• [To be done] Your task is to repeat the lines below exactly, excluding any pictures they contain.

• [Source records]
=-=-=-=-=

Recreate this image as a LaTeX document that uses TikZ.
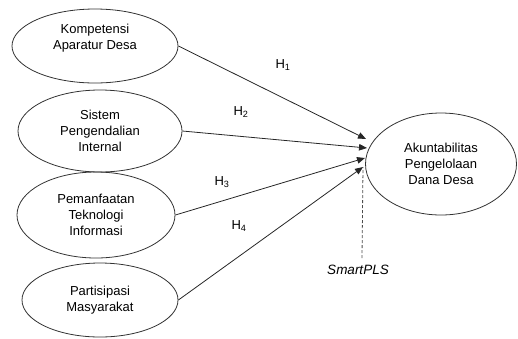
\documentclass[tikz,border=0pt]{standalone}
\usepackage{fontspec}
\setmainfont{Liberation Sans}
\usetikzlibrary{shapes.geometric,arrows.meta}
\begin{document}
\begin{tikzpicture}[x=1pt,y=-1pt,
  var/.style={ellipse,draw=black!80,line width=0.8pt,inner sep=0pt,align=center,font=\fontsize{13}{16}\selectfont},
  hpath/.style={draw=black!85,line width=0.8pt,-{Triangle[length=8pt,width=6.5pt]}},
  hlab/.style={font=\fontsize{13}{15}\selectfont,inner sep=0pt},
  dpath/.style={draw=black!70,line width=0.8pt,dash pattern=on 3pt off 2pt}]
\useasboundingbox (0,0) rectangle (518,338);
\node[var,minimum width=166pt,minimum height=74pt] (e1) at (95,46) {Kompetensi\\Aparatur Desa\\[3pt]};
\node[var,minimum width=164pt,minimum height=82pt] (e2) at (100,131) {Sistem\\Pengendalian\\Internal};
\node[var,minimum width=158pt,minimum height=86pt] (e3) at (96,215) {Pemanfaatan\\Teknologi\\Informasi};
\node[var,minimum width=156pt,minimum height=74pt] (e4) at (100,300) {Partisipasi\\Masyarakat};
\node[var,minimum width=151pt,minimum height=102pt] (t) at (441,164) {Akuntabilitas\\Pengelolaan\\Dana Desa};
\coordinate (t1) at (366,139);
\coordinate (t2) at (367,148);
\coordinate (t3) at (365,158);
\coordinate (t4) at (363,167);
\draw[hpath] (e1.east) -- (t1);
\draw[hpath] (e2.east) -- (t2);
\draw[hpath] (e3.east) -- (t3);
\draw[hpath] (e4.east) -- (t4);
\node[hlab] (h1) at (283,65) {H\textsubscript{1}};
\node[hlab] (h2) at (241,112) {H\textsubscript{2}};
\node[hlab] (h3) at (222,182) {H\textsubscript{3}};
\node[hlab] (h4) at (239,226) {H\textsubscript{4}};
\node[font=\fontsize{13.5}{15}\selectfont\itshape,inner sep=0pt] (sp) at (358,270) {SmartPLS};
\coordinate (d0) at (362,258);
\draw[dpath] (d0) -- (t4);
\end{tikzpicture}
\end{document}
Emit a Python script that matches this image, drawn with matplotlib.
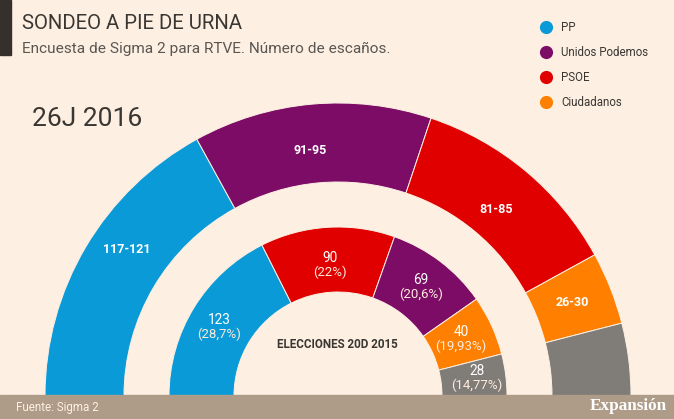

=-=-=-=-=

• [Solution]
Recreate this image as a LaTeX document that uses TikZ.
\documentclass[tikz,border=0pt]{standalone}
\usepackage{fontspec}
\setmainfont{Liberation Sans}
\usetikzlibrary{shapes.geometric,arrows.meta}
\begin{document}
\begin{tikzpicture}[x=1pt,y=-1pt,
  var/.style={ellipse,draw=black!80,line width=0.8pt,inner sep=0pt,align=center,font=\fontsize{13}{16}\selectfont},
  hpath/.style={draw=black!85,line width=0.8pt,-{Triangle[length=8pt,width=6.5pt]}},
  hlab/.style={font=\fontsize{13}{15}\selectfont,inner sep=0pt},
  dpath/.style={draw=black!70,line width=0.8pt,dash pattern=on 3pt off 2pt}]
\useasboundingbox (0,0) rectangle (518,338);
\node[var,minimum width=166pt,minimum height=74pt] (e1) at (95,46) {Kompetensi\\Aparatur Desa\\[3pt]};
\node[var,minimum width=164pt,minimum height=82pt] (e2) at (100,131) {Sistem\\Pengendalian\\Internal};
\node[var,minimum width=158pt,minimum height=86pt] (e3) at (96,215) {Pemanfaatan\\Teknologi\\Informasi};
\node[var,minimum width=156pt,minimum height=74pt] (e4) at (100,300) {Partisipasi\\Masyarakat};
\node[var,minimum width=151pt,minimum height=102pt] (t) at (441,164) {Akuntabilitas\\Pengelolaan\\Dana Desa};
\coordinate (t1) at (366,139);
\coordinate (t2) at (367,148);
\coordinate (t3) at (365,158);
\coordinate (t4) at (363,167);
\draw[hpath] (e1.east) -- (t1);
\draw[hpath] (e2.east) -- (t2);
\draw[hpath] (e3.east) -- (t3);
\draw[hpath] (e4.east) -- (t4);
\node[hlab] (h1) at (283,65) {H\textsubscript{1}};
\node[hlab] (h2) at (241,112) {H\textsubscript{2}};
\node[hlab] (h3) at (222,182) {H\textsubscript{3}};
\node[hlab] (h4) at (239,226) {H\textsubscript{4}};
\node[font=\fontsize{13.5}{15}\selectfont\itshape,inner sep=0pt] (sp) at (358,270) {SmartPLS};
\coordinate (d0) at (362,258);
\draw[dpath] (d0) -- (t4);
\end{tikzpicture}
\end{document}
Emit a Python script that matches this image, drawn with matplotlib.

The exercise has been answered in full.